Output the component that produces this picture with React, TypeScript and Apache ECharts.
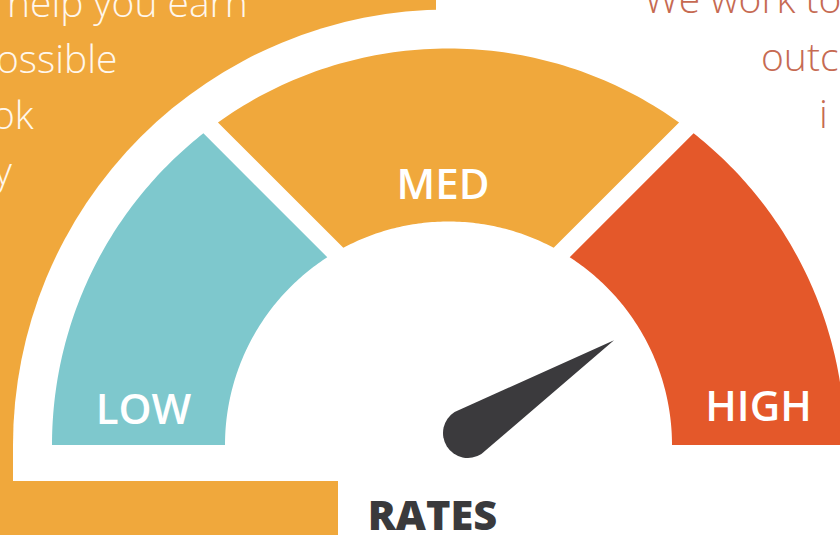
import React, { useEffect, useRef } from "react";
import * as echarts from "echarts";

// ---- data ----
const bandNames = ["LOW", "MED", "HIGH"];
const bandStart = [0, 25, 75];
const bandEnd = [25, 75, 100];
const bandColors = ["#7ec8cd", "#f0a83c", "#e4582a"];
const needleValue = [82];
const gaugeTitle = "RATES";
const leftNoteLines = ["help you earn", "ossible", "ok", "y"];
const rightNoteLines = ["We work to", "outc", "i"];

// ---- layout ----
const MIN = 0;
const MAX = 100;
const START_ANGLE = 180;
const END_ANGLE = 0;
const CX = 448.5;
const CY = 445;
const R_OUT = 396.5;
const R_IN = 223.5;
const PIVOT_DY = 79.3; // gap lines converge above the arc centre
const HALF_GAP = 9;

function valueToAngle(v: number) {
  return ((START_ANGLE + ((END_ANGLE - START_ANGLE) * (v - MIN)) / (MAX - MIN)) * Math.PI) / 180;
}

// angle (math, radians) where an offset gap edge meets a circle of radius R
function edgeAngle(v: number, side: number, R: number) {
  const phi = valueToAngle(v);
  const u = [Math.cos(phi), Math.sin(phi)];
  const n = [-Math.sin(phi), Math.cos(phi)];
  const q = [n[0] * HALF_GAP * side, PIVOT_DY + n[1] * HALF_GAP * side];
  const qu = q[0] * u[0] + q[1] * u[1];
  const qq = q[0] * q[0] + q[1] * q[1];
  const t = -qu + Math.sqrt(qu * qu - qq + R * R);
  return Math.atan2(q[1] + t * u[1], q[0] + t * u[0]);
}

function bandPolygon(start: number, end: number) {
  const a0o = start <= MIN ? Math.PI : edgeAngle(start, -1, R_OUT);
  const a0i = start <= MIN ? Math.PI : edgeAngle(start, -1, R_IN);
  const a1o = end >= MAX ? 0 : edgeAngle(end, 1, R_OUT);
  const a1i = end >= MAX ? 0 : edgeAngle(end, 1, R_IN);
  const pts: number[][] = [];
  const N = 80;
  for (let k = 0; k <= N; k++) {
    const a = a0o + ((a1o - a0o) * k) / N;
    pts.push([CX + R_OUT * Math.cos(a), CY - R_OUT * Math.sin(a)]);
  }
  for (let k = 0; k <= N; k++) {
    const a = a1i + ((a0i - a1i) * k) / N;
    pts.push([CX + R_IN * Math.cos(a), CY - R_IN * Math.sin(a)]);
  }
  return pts;
}

const FONT = '"Open Sans", "Noto Sans", sans-serif';

function txt(text: string, x: number, y: number, size: number, weight: any, fill: string, align: string, z = 100) {
  return {
    type: "text",
    x,
    y,
    z,
    silent: true,
    style: {
      text,
      fill,
      fontSize: size,
      fontWeight: weight,
      fontFamily: FONT,
      align,
      verticalAlign: "middle",
      textAlign: align,
      textVerticalAlign: "middle",
    },
  };
}

const leftX = [7, -4, -8, -6];
const leftY = [1.6, 57.6, 113.6, 169.6];
const rightX = [644, 761, 819];
const rightY = [-2.4, 55.6, 112.6];
const labelPos = [
  [143.5, 407.5],
  [443, 182.5],
  [758.5, 404.5],
];

export default function App() {
  const ref = useRef<HTMLDivElement>(null);
  useEffect(() => {
    const chart = echarts.init(ref.current!, null, { renderer: "svg" });
    const graphics: any[] = [
      { type: "rect", z: 0, silent: true, shape: { x: 0, y: 0, width: 436, height: 535 }, style: { fill: "#f0a83c" } },
      {
        type: "sector",
        z: 0,
        silent: true,
        shape: { cx: CX, cy: CY, r: 435.5, r0: 0, startAngle: Math.PI, endAngle: Math.PI * 2, clockwise: true },
        style: { fill: "#ffffff" },
      },
      { type: "rect", z: 0, silent: true, shape: { x: 13, y: 444, width: 827, height: 37 }, style: { fill: "#ffffff" } },
      { type: "rect", z: 0, silent: true, shape: { x: 338, y: 480, width: 502, height: 55 }, style: { fill: "#ffffff" } },
    ];
    leftNoteLines.forEach((t, i) => graphics.push(txt(t, leftX[i], leftY[i], 39, 300, "#fff7ec", "left", 1)));
    rightNoteLines.forEach((t, i) => graphics.push(txt(t, rightX[i], rightY[i], 39, 300, "#c66a52", "left", 1)));
    bandNames.forEach((t, i) => graphics.push(txt(t, labelPos[i][0], labelPos[i][1], 42, 600, "#ffffff", "center")));
    graphics.push(txt(gaugeTitle, 432.5, 513.5, 41.5, 800, "#3a3a3c", "center"));

    chart.setOption({
      animation: false,
      backgroundColor: "#ffffff",
      graphic: { elements: graphics },
      series: [
        {
          type: "custom",
          coordinateSystem: "none",
          silent: true,
          z: 2,
          data: bandStart.map((s, i) => [s, bandEnd[i]]),
          renderItem: (params: any, api: any) => ({
            type: "polygon",
            shape: { points: bandPolygon(api.value(0), api.value(1)) },
            style: { fill: bandColors[params.dataIndex] },
          }),
        },
        {
          type: "gauge",
          z: 5,
          center: [468, 433],
          radius: 200,
          startAngle: START_ANGLE,
          endAngle: END_ANGLE,
          min: MIN,
          max: MAX,
          silent: true,
          progress: { show: false },
          axisLine: { show: false },
          splitLine: { show: false },
          axisTick: { show: false },
          axisLabel: { show: false },
          anchor: { show: false },
          title: { show: false },
          detail: { show: false },
          pointer: {
            show: true,
            icon: "path://M25 0 L50 173 A25 25 0 0 1 0 173 Z",
            length: 198,
            width: 50,
            offsetCenter: [0, 25],
            keepAspect: false,
            itemStyle: { color: "#3b3a3d" },
          },
          data: needleValue.map((v) => ({ value: v })),
        },
      ],
    });
    return () => chart.dispose();
  }, []);
  return <div ref={ref} style={{ position: "fixed", left: 0, top: 0, width: 840, height: 535 }} />;
}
--------
REQUEST:
Repeat the full listing above exactly, with no pictures in the copy.

REPLY TO THE TASK:
Output the component that produces this picture with React, TypeScript and Apache ECharts.
import React, { useEffect, useRef } from "react";
import * as echarts from "echarts";

// ---- data ----
const bandNames = ["LOW", "MED", "HIGH"];
const bandStart = [0, 25, 75];
const bandEnd = [25, 75, 100];
const bandColors = ["#7ec8cd", "#f0a83c", "#e4582a"];
const needleValue = [82];
const gaugeTitle = "RATES";
const leftNoteLines = ["help you earn", "ossible", "ok", "y"];
const rightNoteLines = ["We work to", "outc", "i"];

// ---- layout ----
const MIN = 0;
const MAX = 100;
const START_ANGLE = 180;
const END_ANGLE = 0;
const CX = 448.5;
const CY = 445;
const R_OUT = 396.5;
const R_IN = 223.5;
const PIVOT_DY = 79.3; // gap lines converge above the arc centre
const HALF_GAP = 9;

function valueToAngle(v: number) {
  return ((START_ANGLE + ((END_ANGLE - START_ANGLE) * (v - MIN)) / (MAX - MIN)) * Math.PI) / 180;
}

// angle (math, radians) where an offset gap edge meets a circle of radius R
function edgeAngle(v: number, side: number, R: number) {
  const phi = valueToAngle(v);
  const u = [Math.cos(phi), Math.sin(phi)];
  const n = [-Math.sin(phi), Math.cos(phi)];
  const q = [n[0] * HALF_GAP * side, PIVOT_DY + n[1] * HALF_GAP * side];
  const qu = q[0] * u[0] + q[1] * u[1];
  const qq = q[0] * q[0] + q[1] * q[1];
  const t = -qu + Math.sqrt(qu * qu - qq + R * R);
  return Math.atan2(q[1] + t * u[1], q[0] + t * u[0]);
}

function bandPolygon(start: number, end: number) {
  const a0o = start <= MIN ? Math.PI : edgeAngle(start, -1, R_OUT);
  const a0i = start <= MIN ? Math.PI : edgeAngle(start, -1, R_IN);
  const a1o = end >= MAX ? 0 : edgeAngle(end, 1, R_OUT);
  const a1i = end >= MAX ? 0 : edgeAngle(end, 1, R_IN);
  const pts: number[][] = [];
  const N = 80;
  for (let k = 0; k <= N; k++) {
    const a = a0o + ((a1o - a0o) * k) / N;
    pts.push([CX + R_OUT * Math.cos(a), CY - R_OUT * Math.sin(a)]);
  }
  for (let k = 0; k <= N; k++) {
    const a = a1i + ((a0i - a1i) * k) / N;
    pts.push([CX + R_IN * Math.cos(a), CY - R_IN * Math.sin(a)]);
  }
  return pts;
}

const FONT = '"Open Sans", "Noto Sans", sans-serif';

function txt(text: string, x: number, y: number, size: number, weight: any, fill: string, align: string, z = 100) {
  return {
    type: "text",
    x,
    y,
    z,
    silent: true,
    style: {
      text,
      fill,
      fontSize: size,
      fontWeight: weight,
      fontFamily: FONT,
      align,
      verticalAlign: "middle",
      textAlign: align,
      textVerticalAlign: "middle",
    },
  };
}

const leftX = [7, -4, -8, -6];
const leftY = [1.6, 57.6, 113.6, 169.6];
const rightX = [644, 761, 819];
const rightY = [-2.4, 55.6, 112.6];
const labelPos = [
  [143.5, 407.5],
  [443, 182.5],
  [758.5, 404.5],
];

export default function App() {
  const ref = useRef<HTMLDivElement>(null);
  useEffect(() => {
    const chart = echarts.init(ref.current!, null, { renderer: "svg" });
    const graphics: any[] = [
      { type: "rect", z: 0, silent: true, shape: { x: 0, y: 0, width: 436, height: 535 }, style: { fill: "#f0a83c" } },
      {
        type: "sector",
        z: 0,
        silent: true,
        shape: { cx: CX, cy: CY, r: 435.5, r0: 0, startAngle: Math.PI, endAngle: Math.PI * 2, clockwise: true },
        style: { fill: "#ffffff" },
      },
      { type: "rect", z: 0, silent: true, shape: { x: 13, y: 444, width: 827, height: 37 }, style: { fill: "#ffffff" } },
      { type: "rect", z: 0, silent: true, shape: { x: 338, y: 480, width: 502, height: 55 }, style: { fill: "#ffffff" } },
    ];
    leftNoteLines.forEach((t, i) => graphics.push(txt(t, leftX[i], leftY[i], 39, 300, "#fff7ec", "left", 1)));
    rightNoteLines.forEach((t, i) => graphics.push(txt(t, rightX[i], rightY[i], 39, 300, "#c66a52", "left", 1)));
    bandNames.forEach((t, i) => graphics.push(txt(t, labelPos[i][0], labelPos[i][1], 42, 600, "#ffffff", "center")));
    graphics.push(txt(gaugeTitle, 432.5, 513.5, 41.5, 800, "#3a3a3c", "center"));

    chart.setOption({
      animation: false,
      backgroundColor: "#ffffff",
      graphic: { elements: graphics },
      series: [
        {
          type: "custom",
          coordinateSystem: "none",
          silent: true,
          z: 2,
          data: bandStart.map((s, i) => [s, bandEnd[i]]),
          renderItem: (params: any, api: any) => ({
            type: "polygon",
            shape: { points: bandPolygon(api.value(0), api.value(1)) },
            style: { fill: bandColors[params.dataIndex] },
          }),
        },
        {
          type: "gauge",
          z: 5,
          center: [468, 433],
          radius: 200,
          startAngle: START_ANGLE,
          endAngle: END_ANGLE,
          min: MIN,
          max: MAX,
          silent: true,
          progress: { show: false },
          axisLine: { show: false },
          splitLine: { show: false },
          axisTick: { show: false },
          axisLabel: { show: false },
          anchor: { show: false },
          title: { show: false },
          detail: { show: false },
          pointer: {
            show: true,
            icon: "path://M25 0 L50 173 A25 25 0 0 1 0 173 Z",
            length: 198,
            width: 50,
            offsetCenter: [0, 25],
            keepAspect: false,
            itemStyle: { color: "#3b3a3d" },
          },
          data: needleValue.map((v) => ({ value: v })),
        },
      ],
    });
    return () => chart.dispose();
  }, []);
  return <div ref={ref} style={{ position: "fixed", left: 0, top: 0, width: 840, height: 535 }} />;
}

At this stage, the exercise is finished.